After a few weeks, I transplanted them into a bed of rich, fluffy soil. I had grown these plants many times before. This time, I even planted something new and striking -red bak choy and red wispy mustard – among the usual greens just for effect. I looked forward to a fine harvest.
But then, the rains came in torrents night after night. With the rains, came the caterpillars.
And they spoiled my picture.
The stars of the bed – the red bak choy and red wispy mustard – were the stars of their feast. I am left with holey, gnarly bak choy, and weepy wisps.
And these are the ones that survived the cutworms. Some did not even make it this far.
True to its name, cutworms, the caterpillars of night-flying moths, cut the stems of tender young shoots at the soil line. They usually strike in the stealth of the night. In my three years of urban food gardening, I have spent many mornings mourning over my beheaded green babies, which I have painstakingly transplanted only one or two evenings before.
Of all the ways plants succumb to predators, beheading by cutworm is the one that breaks my heart the most. Such premature deaths seem evil. I think my husband, Ken, has accurately captured how I perceive a cutworm in his cartoon at the top of this post.
Not all the seedlings perished. Most of the herbs survived and revived after the rains slowed. But most of the leafy greens with their tenderer shoots are damaged or have disappeared.
So the material for my post is literally vanishing! What is there left to write about that is worthwhile to the reader and fellow gardener? Maybe I am not ready to start a gardening blog. Maybe I am not good enough a gardener yet.
Then I come across something that turns me.
It’s Question 3. I have never thought to ask my child or myself that question. I look up the author, Megan Conley, and find her blog post on the 3 questions. She wrote, “If we want our children to seek success with any consistency, we need to make sure they are not afraid of failure.

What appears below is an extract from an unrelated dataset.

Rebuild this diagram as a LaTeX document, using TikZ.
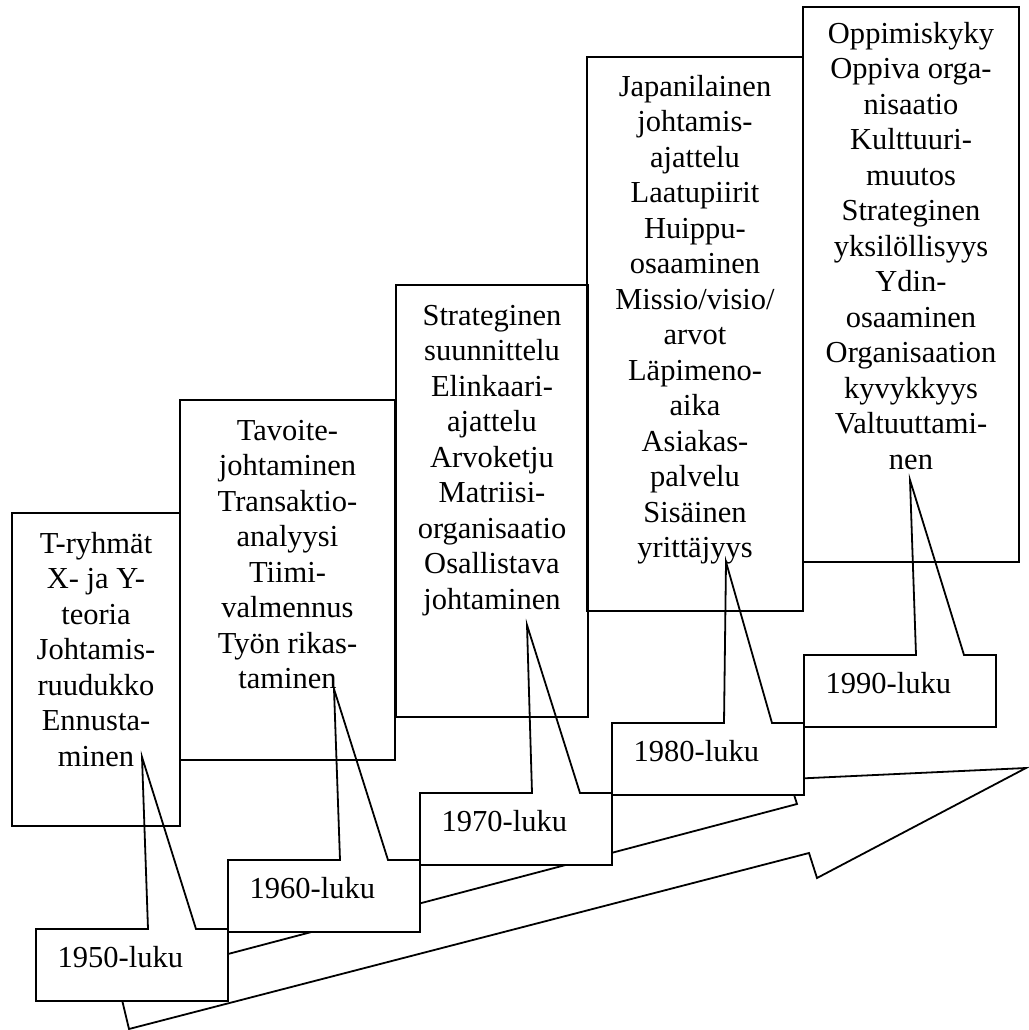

Too often mistakes, missteps and misjudgment lead to an outcome of secrets and shame.”
No secrets, no shame then. I have decided to embrace my failure by sharing about it.
I don’t have a picture perfect herb and veggie bed to show, but I am picking off as many caterpillars as I can spot, replanting the seedlings that I have lost, and strengthening the survivors to withstand any more attacks. My next post will be about the rescue remedies I use to strengthen my plants against predators and other stresses. Maybe in a few weeks, I can show you a healthier and prettier picture. But if I fail, I fail.
And the 3 questions? I have started asking my son and myself the questions.